If it all sounds incomprehensible, at least the plot itself is straightforward: Vampi and Bampi, weary of the infinite capacity of human stupidity on a finite planet, convince the eco-Marxist Gorgonzilla to defeat the autocratic King-President. But Gorgonzilla’s rule turns out every bit as dictatorial, and Vampi and Bampi appeal to Gorgonzilla to return to the ocean and let the burning planet flood as in Wagner’s Götterdämmerung. The allegorical nature of the plot is both a blessing and a curse; there’s little room to sympathize with the characters and the Trump impersonation gets tiring, but Jelinek’s ingenious libretto allows for a wide range of allusions and interpretations. Who is the titular monster, and does their paradise result in hell for everyone else? Do the monsters cause Earth’s population to become acquiescent zombies, or is it the complacency of the majority that allows for such monsters to gain power? References to climate change, AI and the divine feminine come hard and fast, but the text ultimately toes the line perfectly between cynicism and earnestness.
The final scene, with Elisabeth Leonskaja and Alexandra Stychkina playing Schubert’s F minor Fantasie on an out-of-tune piano as a wave of noise threatens to overtake Vampi and Bampi, is intensely affecting, a metaphor for the power and powerlessness of art in an increasingly out-of-control world. But it’s a problem when Neuwirth’s own music never approaches the same level of emotional or psychological heft. Part of the issue is that much of the opera doesn’t involve much actual operatic singing, with extensive Sprechstimme passages accompanied by blandly shimmering background music. The most interesting music comes in the orchestral passage that accompanies Gorgonzilla’s fight with the King-President, where the orchestral, rock band and electronic sound worlds coalesce into something that is peculiar, theatrical and haunting.
The battle sequence brings out the best in director Tobias Kratzer, who creates breathtaking images using two cameras, a scrim and a Halloween dinosaur costume. The juxtaposition between hi- and lo-tech gives his production a charmingly off-kilter feel. Visual and dramatic allusions are too numerous to recount, referencing everything from Jelinek’s signature Eero Aarnio chair to Weill and Brecht to the Wicked bubble, and it’s to Kratzer’s credit that it comes across coherently.

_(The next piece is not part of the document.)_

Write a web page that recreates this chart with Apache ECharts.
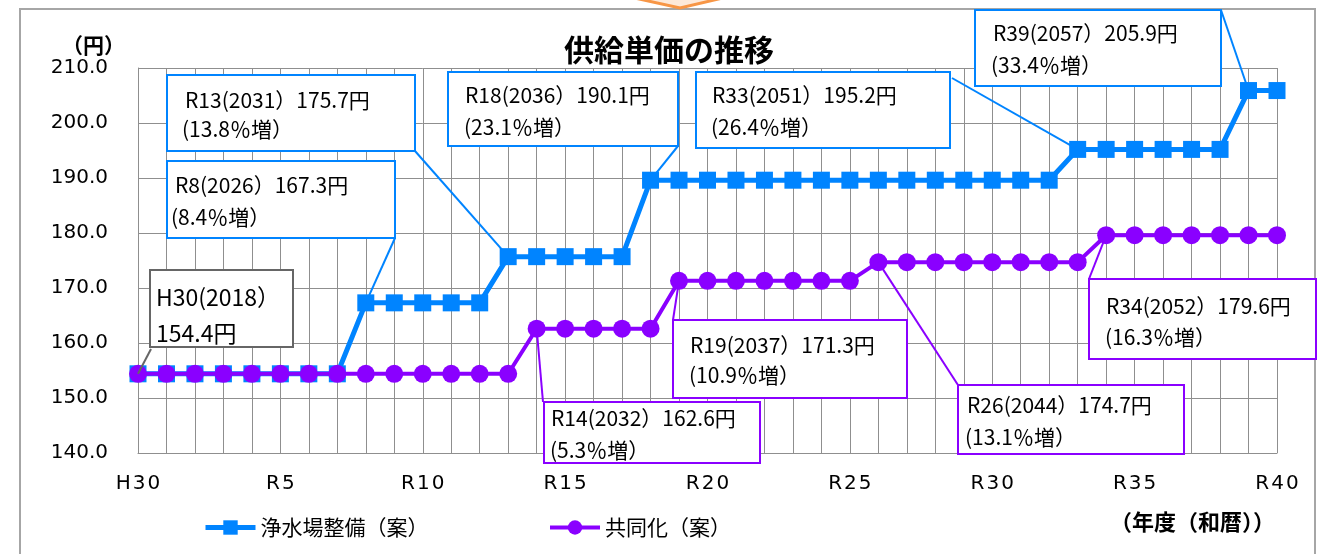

Credit is also due to Titus Engel, who has the unenviable task of coordinating orchestra, rock band, live electronics and a cast of actors who sing and singers who act. The highlight was frequent Neuwirth collaborator Georg Nigl as the King-President, who was completely at home in Neuwirth’s quirky vocalisms and did a remarkable job imitating Trump’s facial contortions. He was accompanied by two countertenors, Eric Jurenas with the coloratura lines and Andrew Watts the lyrical legato ones, who sounded gorgeous in harmony even when flying upwards into the wings dressed as Mickey Mouse.

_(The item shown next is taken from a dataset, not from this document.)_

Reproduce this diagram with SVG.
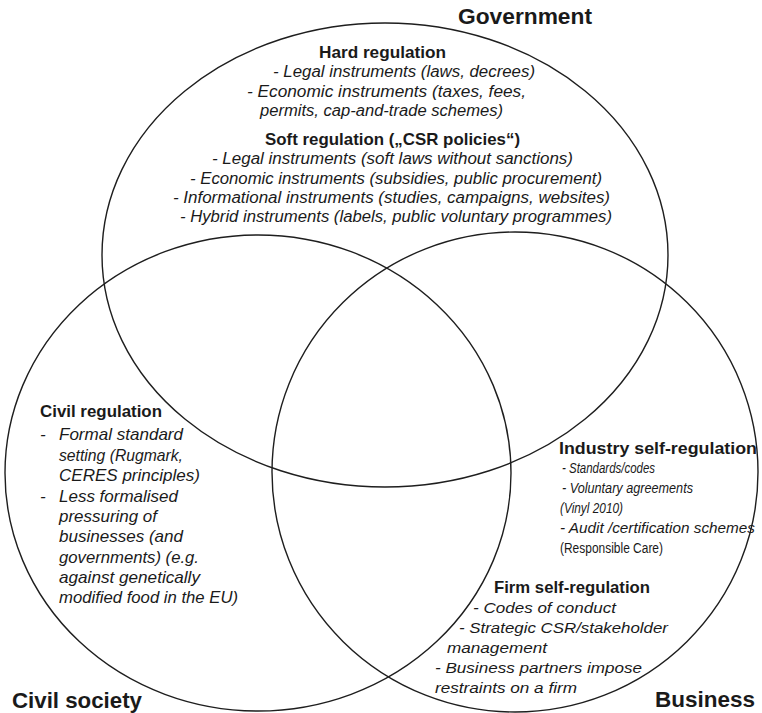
<svg xmlns="http://www.w3.org/2000/svg" width="762" height="713" viewBox="0 0 762 713">
<style>
  .set { fill: none; stroke: #1e1e1e; stroke-width: 1.4; }
  text { font-family: "Liberation Sans", Arial, sans-serif; fill: #1a1a1a; }
  .title { font-size: 22px; font-weight: bold; }
  .head { font-size: 17px; font-weight: bold; }
  .it { font-size: 16px; font-style: italic; }
  .it14 { font-size: 14px; font-style: italic; }
  .rg14 { font-size: 14px; }
  .it15 { font-size: 15px; font-style: italic; }
  .it17 { font-size: 17px; font-style: italic; }
</style>
<rect width="762" height="713" fill="#ffffff"/>

<g id="government">
  <ellipse class="set" cx="385" cy="255" rx="283" ry="232"/>
  <text class="title" x="458" y="24" textLength="134" lengthAdjust="spacingAndGlyphs">Government</text>
  <text class="head" x="319" y="58" textLength="127" lengthAdjust="spacingAndGlyphs">Hard regulation</text>
  <text class="it" x="273" y="77" textLength="262" lengthAdjust="spacingAndGlyphs">- Legal instruments (laws, decrees)</text>
  <text class="it" x="247" y="97" textLength="279" lengthAdjust="spacingAndGlyphs">- Economic instruments (taxes, fees,</text>
  <text class="it" x="260" y="116" textLength="243" lengthAdjust="spacingAndGlyphs">permits, cap-and-trade schemes)</text>
  <text class="head" x="265" y="145" textLength="255" lengthAdjust="spacingAndGlyphs">Soft regulation („CSR policies“)</text>
  <text class="it" x="212" y="164" textLength="361" lengthAdjust="spacingAndGlyphs">- Legal instruments (soft laws without sanctions)</text>
  <text class="it" x="190" y="184" textLength="412" lengthAdjust="spacingAndGlyphs">- Economic instruments (subsidies, public procurement)</text>
  <text class="it" x="173" y="203" textLength="437" lengthAdjust="spacingAndGlyphs">- Informational instruments (studies, campaigns, websites)</text>
  <text class="it" x="180" y="222" textLength="432" lengthAdjust="spacingAndGlyphs">- Hybrid instruments (labels, public voluntary programmes)</text>
</g>

<g id="civil-society">
  <ellipse class="set" cx="258" cy="473" rx="253" ry="238"/>
  <text class="title" x="12" y="708" textLength="130" lengthAdjust="spacingAndGlyphs">Civil society</text>
  <text class="head" x="40" y="417" textLength="122" lengthAdjust="spacingAndGlyphs">Civil regulation</text>
  <text class="it17" x="40" y="440">-</text>
  <text class="it17" x="59" y="440" textLength="124" lengthAdjust="spacingAndGlyphs">Formal standard</text>
  <text class="it17" x="59" y="461" textLength="124" lengthAdjust="spacingAndGlyphs">setting (Rugmark,</text>
  <text class="it17" x="59" y="481" textLength="141" lengthAdjust="spacingAndGlyphs">CERES principles)</text>
  <text class="it17" x="40" y="502">-</text>
  <text class="it17" x="59" y="502" textLength="119" lengthAdjust="spacingAndGlyphs">Less formalised</text>
  <text class="it17" x="59" y="522" textLength="98" lengthAdjust="spacingAndGlyphs">pressuring of</text>
  <text class="it17" x="59" y="542" textLength="124" lengthAdjust="spacingAndGlyphs">businesses (and</text>
  <text class="it17" x="59" y="563" textLength="140" lengthAdjust="spacingAndGlyphs">governments) (e.g.</text>
  <text class="it17" x="59" y="583" textLength="141" lengthAdjust="spacingAndGlyphs">against genetically</text>
  <text class="it17" x="59" y="603" textLength="179" lengthAdjust="spacingAndGlyphs">modified food in the EU)</text>
</g>

<g id="business">
  <ellipse class="set" cx="515" cy="472" rx="243" ry="240"/>
  <text class="title" x="655" y="707" textLength="100" lengthAdjust="spacingAndGlyphs">Business</text>
  <text class="head" x="559" y="454" textLength="198" lengthAdjust="spacingAndGlyphs">Industry self-regulation</text>
  <text class="it14" x="562" y="473" textLength="93" lengthAdjust="spacingAndGlyphs">- Standards/codes</text>
  <text class="it14" x="562" y="493" textLength="131" lengthAdjust="spacingAndGlyphs">- Voluntary agreements</text>
  <text class="it14" x="560" y="513" textLength="63" lengthAdjust="spacingAndGlyphs">(Vinyl 2010)</text>
  <text class="it14" x="560" y="533" textLength="195" lengthAdjust="spacingAndGlyphs">- Audit /certification schemes</text>
  <text class="rg14" x="560" y="553" textLength="103" lengthAdjust="spacingAndGlyphs">(Responsible Care)</text>
  <text class="head" x="494" y="593" textLength="156" lengthAdjust="spacingAndGlyphs">Firm self-regulation</text>
  <text class="it15" x="473" y="613" textLength="143" lengthAdjust="spacingAndGlyphs">- Codes of conduct</text>
  <text class="it15" x="459" y="633" textLength="209" lengthAdjust="spacingAndGlyphs">- Strategic CSR/stakeholder</text>
  <text class="it15" x="447" y="653" textLength="100" lengthAdjust="spacingAndGlyphs">management</text>
  <text class="it15" x="435" y="673" textLength="207" lengthAdjust="spacingAndGlyphs">- Business partners impose</text>
  <text class="it15" x="435" y="693" textLength="142" lengthAdjust="spacingAndGlyphs">restraints on a firm</text>
</g>
</svg>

Vampi and Bampi were cast with Sarah Defrise and Kristina Stanek in the singing roles, and while both got their moment in the spotlight they were upstaged by Sylvie Rohrer and Ruth Rosenfeld as their actor counterparts. Similarly, dancer Vanessa Konzok had the ungrateful task of jumping around the stage in an inflatable dinosaur outfit while singer Anna Clementi spent her time in a sparkly black jumpsuit in the shared role of Gorgonzilla. The offstage children’s choir got a classic Jelinek metaphor describing humans as “lumps of earth filled with black ink”.
If all this sounds maddeningly obtuse that’s because it is – but it’s also laugh-out-loud entertaining and strangely moving. At two and a half hours it could do with a few cuts, but it’s certainly a work that deserves to be seen and heard again.